Input Images

In addition to converting the model, SNPE also requires the input image to be in a specific format that might be different from the source framework.

In Caffe, the image is presented as a tensor of shape (batch x channel x height x width), where width is the fastest-changing dimension, followed by height, then color channel. This means that all the pixel values of the first color channel are contiguous in memory, followed by all the pixel values of the next color channel, and so forth. Caffe prepares the images in this format in the convert_imageset tool during the training process.

In SNPE, the image must be presented as a tensor of shape (batch x height x width x channel), where channel is the fastest-changing dimension. This means that values for all the color channels of a single pixel are contiguous in memory, followed by all the color values of the next pixel, and so forth.

If the batch dimension is greater than 1, the individual images have to be manually concatenated together into a single file for each batch.

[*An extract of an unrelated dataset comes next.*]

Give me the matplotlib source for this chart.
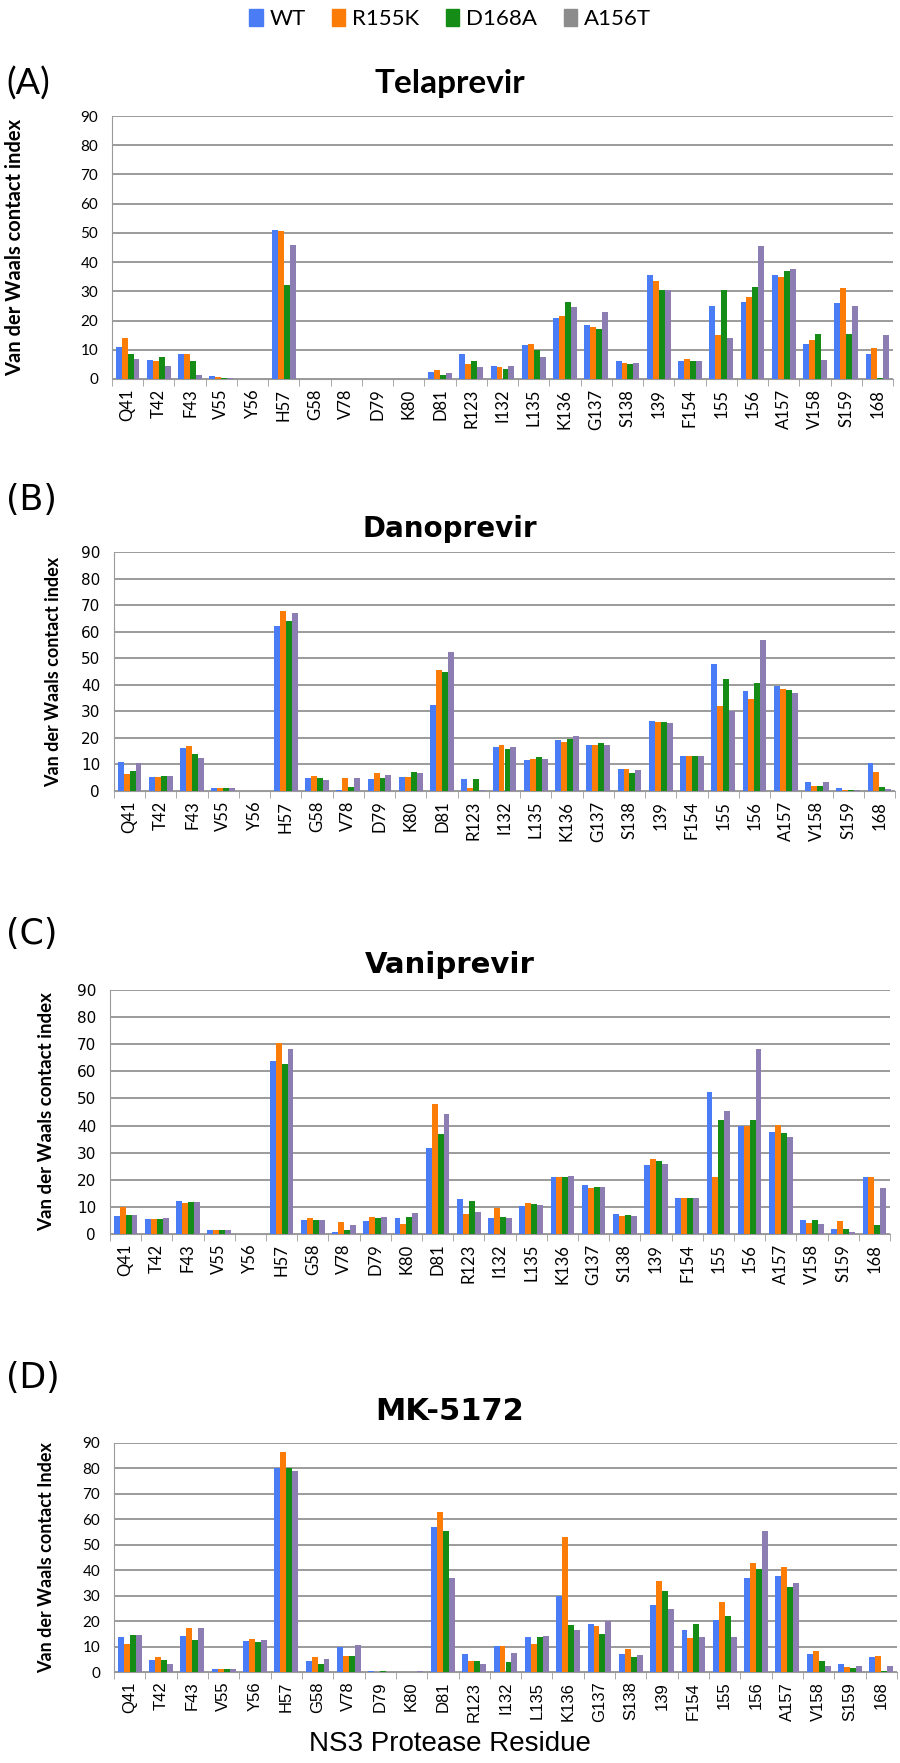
import numpy as np
import matplotlib
matplotlib.use('Agg')
import matplotlib.pyplot as plt
from matplotlib.patches import Patch

residues = ['Q41', 'T42', 'F43', 'V55', 'Y56', 'H57', 'G58', 'V78', 'D79', 'K80',
            'D81', 'R123', 'I132', 'L135', 'K136', 'G137', 'S138', '139', 'F154',
            '155', '156', 'A157', 'V158', 'S159', '168']
variants = ['WT', 'R155K', 'D168A', 'A156T']

# Telaprevir
tel_wt    = [11, 6.5, 8.5, 1, 0, 51, 0, 0, 0, 0, 2.5, 8.5, 4.5, 11.5, 21, 18.5, 6, 35.5, 6, 25, 26.5, 35.5, 12, 26, 8.5]
tel_r155k = [14, 6, 8.5, 0.8, 0, 50.5, 0, 0, 0, 0, 3, 5, 4, 12, 21.5, 17.7, 5.5, 33.5, 7, 15, 28, 35, 13.5, 31, 10.5]
tel_d168a = [8.5, 7.5, 6, 0.5, 0, 32, 0, 0, 0, 0, 1.5, 6, 3.5, 10, 26.5, 17, 5, 30.5, 6, 30.5, 31.5, 37, 15.5, 15.5, 0.5]
tel_a156t = [7, 4.5, 1.5, 0.3, 0, 46, 0, 0, 0, 0, 2, 4, 4.5, 7.5, 24.5, 23, 5.5, 30.5, 6, 14, 45.5, 37.5, 6.5, 25, 15]

# Danoprevir
dan_wt    = [11, 5.2, 16.2, 1.2, 0, 62, 5, 0.5, 4.7, 5.2, 32.5, 4.5, 16.5, 11.5, 19.2, 17.5, 8.2, 26.3, 13.3, 48, 37.5, 39.5, 3.5, 1, 10.5]
dan_r155k = [6.5, 5.2, 16.8, 1.2, 0, 67.6, 5.6, 4.9, 6.6, 5.1, 45.5, 1, 17.5, 12, 18.6, 17.2, 8.2, 26, 13.3, 32, 34.5, 38.5, 2, 0.3, 7]
dan_d168a = [7.7, 5.5, 13.8, 1.2, 0, 64.2, 5, 1.5, 4.8, 7.3, 45, 4.5, 15.8, 12.8, 19.5, 17.9, 6.8, 25.8, 13.3, 42, 40.8, 38, 2, 0.3, 1.5]
dan_a156t = [10.4, 5.5, 12.4, 1.2, 0, 67, 4.3, 4.9, 6, 6.6, 52.5, 0.5, 16.7, 11.9, 20.7, 17.5, 7.9, 25.5, 13.2, 30, 57, 37, 3.5, 0.3, 0.8]

# Vaniprevir
van_wt    = [6.8, 5.6, 12, 1.3, 0, 63.8, 5.1, 0.8, 4.9, 6, 31.6, 12.8, 5.8, 10.5, 20.9, 18.2, 7.5, 25.4, 13.3, 52.5, 39.9, 37.6, 5.1, 1.7, 21]
van_r155k = [9.9, 5.6, 11.4, 1.3, 0, 70.6, 5.8, 4.6, 6.3, 3.7, 48.1, 7.3, 9.7, 11.3, 20.9, 16.9, 6.6, 27.8, 13.3, 21, 39.9, 40.1, 4.1, 4.9, 21]
van_d168a = [6.9, 5.4, 11.8, 1.3, 0, 62.8, 5.1, 1.5, 5.8, 6.3, 36.8, 12.3, 6.2, 11.1, 20.9, 17.5, 7.1, 26.9, 13.3, 41.9, 41.9, 37.1, 5.2, 2, 3.5]
van_a156t = [7.1, 6, 11.8, 1.3, 0, 68.1, 5.1, 3.2, 6.2, 7.7, 44.1, 8.2, 5.8, 10.7, 21.5, 17.5, 6.8, 25.8, 13.3, 45.5, 68.4, 35.9, 3.7, 0.9, 16.9]

# MK-5172
mk_wt    = [13.8, 4.7, 14.3, 1, 12.3, 80, 4.4, 9.8, 0.3, 0.1, 56.8, 7.2, 10.3, 13.6, 30, 18.8, 7.2, 26.4, 16.5, 20.5, 36.9, 37.9, 7.2, 3, 5.7]
mk_r155k = [10.9, 5.7, 17.1, 1, 12.9, 86.5, 5.9, 6.4, 0, 0, 62.7, 4.2, 10.3, 11.2, 52.9, 18.2, 9.1, 35.7, 13.4, 27.5, 42.7, 41.4, 8.1, 1.9, 6.1]
mk_d168a = [14.5, 4.6, 12.5, 1, 11.7, 80, 3.3, 6.2, 0.2, 0, 55.4, 4.2, 3.8, 13.6, 18.5, 15.1, 5.7, 32, 18.8, 21.9, 40.5, 33.5, 4.4, 1.4, 0.3]
mk_a156t = [14.5, 3.3, 17.1, 1.2, 12.5, 78.8, 5.3, 10.6, 0, 0.2, 37.1, 3, 7.6, 14.3, 16.6, 20, 6.7, 24.9, 13.8, 13.6, 55.4, 34.8, 2.5, 2.4, 2.5]

colors = ['#4a7cf5', '#fb7d07', '#158c15', '#8c7db3']
legend_colors = ['#4a7cf5', '#fb7d07', '#158c15', '#8c8c8c']

W, H = 900, 1763
fig = plt.figure(figsize=(W / 100, H / 100), dpi=100)


def rect(left, top, right, bottom):
    return [left / W, 1 - bottom / H, (right - left) / W, (bottom - top) / H]


# label, title, data, axes box (px), title y, label y, title font, title size,
# tick font, ylabel text, ylabel x, ylabel size
panels = [
    ('(A)', 'Telaprevir', [tel_wt, tel_r155k, tel_d168a, tel_a156t],
     (112, 116, 893, 379), 84, 84, 'Lato', 24, 'Lato',
     'Van der Waals contact index', 25, 14.5),
    ('(B)', 'Danoprevir', [dan_wt, dan_r155k, dan_d168a, dan_a156t],
     (114, 552, 895, 791), 529, 500, 'DejaVu Sans', 20, 'Lato',
     'Van der Waals contact index', 62, 13),
    ('(C)', 'Vaniprevir', [van_wt, van_r155k, van_d168a, van_a156t],
     (110, 990, 890, 1234), 965, 934, 'DejaVu Sans', 21, 'Lato',
     'Van der Waals contact index', 55, 13.5),
    ('(D)', 'MK-5172', [mk_wt, mk_r155k, mk_d168a, mk_a156t],
     (114, 1443, 897, 1672), 1412, 1378, 'DejaVu Sans', 22, 'Liberation Sans',
     'Van der Waals contact Index', 55, 13),
]

x = np.arange(len(residues))
bw = 0.19

for (label, title, series, box, ty, ly, tfont, tsize, xfont,
     ylab, ylx, ylsize) in panels:
    ax = fig.add_axes(rect(*box))
    for k, vals in enumerate(series):
        ax.bar(x + (k - 1.5) * bw, vals, width=bw, color=colors[k], zorder=3)
    ax.set_xlim(-0.5, len(residues) - 0.5)
    ax.set_ylim(0, 90)
    ax.set_yticks(range(0, 91, 10))
    ax.yaxis.grid(True, color='#8a8a8a', linewidth=1.2, zorder=0)
    ax.set_axisbelow(True)
    for s in ['top', 'right']:
        ax.spines[s].set_visible(False)
    ax.spines['left'].set_color('#9a9a9a')
    ax.spines['bottom'].set_color('#9a9a9a')
    ax.set_xticks(x)
    ax.set_xticklabels(residues, rotation=90, fontsize=12, family=xfont)
    ax.set_xticks(np.arange(-0.5, len(residues), 1), minor=True)
    ax.tick_params(axis='x', which='major', length=0, pad=7)
    ax.tick_params(axis='x', which='minor', length=5, color='#9a9a9a')
    ax.tick_params(axis='y', length=0, pad=10, labelsize=11)
    for t in ax.get_yticklabels():
        t.set_family('Lato' if label in ('(A)', '(D)') else 'DejaVu Sans')
    ax.set_ylabel(ylab, fontsize=ylsize, fontweight='bold', family='Lato')
    ax.yaxis.set_label_coords((ylx - box[0]) / (box[2] - box[0]), 0.5)

    fig.text(0.5, 1 - ty / H, title, ha='center', va='center',
             fontsize=tsize, fontweight='bold', family=tfont)
    if label == '(A)':
        fig.text(6 / W, 1 - ly / H, label, ha='left', va='center',
                 fontsize=26, family='Lato')
    else:
        fig.text(6 / W, 1 - ly / H, label, ha='left', va='center',
                 fontsize=25, family='DejaVu Sans')

handles = [Patch(color=c) for c in legend_colors]
fig.legend(handles, variants, loc='center', bbox_to_anchor=(0.5, 1 - 19 / H),
           ncol=4, frameon=False, handlelength=0.6, handleheight=0.8,
           handletextpad=0.3, columnspacing=1.2, prop={'family': 'Lato', 'size': 16})

fig.text(0.5, 1 - 1744 / H, 'NS3 Protease Residue', ha='center', va='center',
         fontsize=20, family='Liberation Sans')

plt.savefig('out.png', dpi=100)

See the figure below for a visual representations of the two input image memory layouts.

Note:

The channel order used during inference must be the same as that used during training. For example, Imagenet models trained in Caffe require a channel order of BGR.

Input Image for Imagenet Models

The Imagenet models in Caffe (such as bvlc_alexnet, bvlc_googlenet, etc.) are trained with BGR images (blue pixels before green pixels before red pixels). The inference engine must be provided the pixel values in the same channel order.

The following image shows the two different input image memory layouts required by Caffe and SNPE for the bvlc_alexnet model. The input image size is 227x227.

Input Image for MNIST Models

The MNIST models in Caffe (such as lenet) require single-channel grayscale images of size 28x28. Note that while there is only one channel, an input tensor of 4 dimensions is still required in Caffe (1x1x28x28) and SNPE (1x28x28x1).

Output

The output of the example remains the same between Caffe and SNPE: a 1-dimensional tensor containing the probability of each class, for each image in the batch.

For Imagenet models (such as bvlc_alexnet), this is a tensor of size 1000 for the 1000 Imagenet classes.

If the batch dimension of the model is greater than 1, the individual output tensors will be concatenated together along the batch dimension.